For most Americans, Westmoreland is synonymous with Vietnam. But he cut his military teeth in World War II and Korea.
On the fields of Europe and in Korea he learned the rules of conventional warfare, rules he would try to apply unsuccessfully in Vietnam.
Some military analysts suggest the failure of U.S. military leaders to understand North Vietnamese tactics contributed to the U.S. defeat.
"They did not understand the guerrilla nature of the war, that the massive firepower that was used on the battlefields of Europe was not the way to go there," said Earl Tilford, director of research with the Strategic Studies Institute of the U.S. Army War College.
"Vietnam was death by a thousand cuts."
But Tilford predicted history eventually would deal more kindly with Westmoreland.
"I think he was eminently suited to command forces in Vietnam. He had a plan, and it was a pretty good plan."
Westmoreland always insisted his job was not to question military policy, but to carry out the orders of his commander-in-chief. He acknowledged the difficulty of that task when more and more Americans were doubting U.S. involvement in Vietnam and Johnson's own secretary of defense secretly surmised victory was all but impossible.
Nevertheless, in the years following Vietnam, as the policymakers offered their mea culpas, Westmoreland remained silent.

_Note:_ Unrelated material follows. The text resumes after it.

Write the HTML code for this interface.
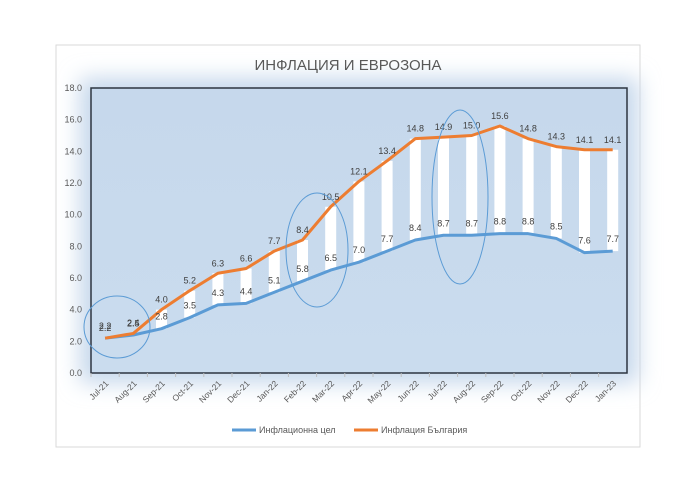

He retired in 1972, returning to South Carolina and settling in Charleston. He dabbled briefly in politics, running in the Republican primary in South Carolina in 1974, and served on several governmental commissions.
But he largely remained outside the Vietnam debate and the post mortems, preferring instead to focus on bolstering the morale of veterans he thought had fought with bravery and valor.
He said the fall of South Vietnam in 1975 devastated him.
He blamed America's lack of will to enforce the Paris Agreement for the abandonment of the country to the North Vietnamese and the chaos that ensued.
In his final years, the Westmorelands moved from Charleston, S.C., to a retirement community on nearby James Island.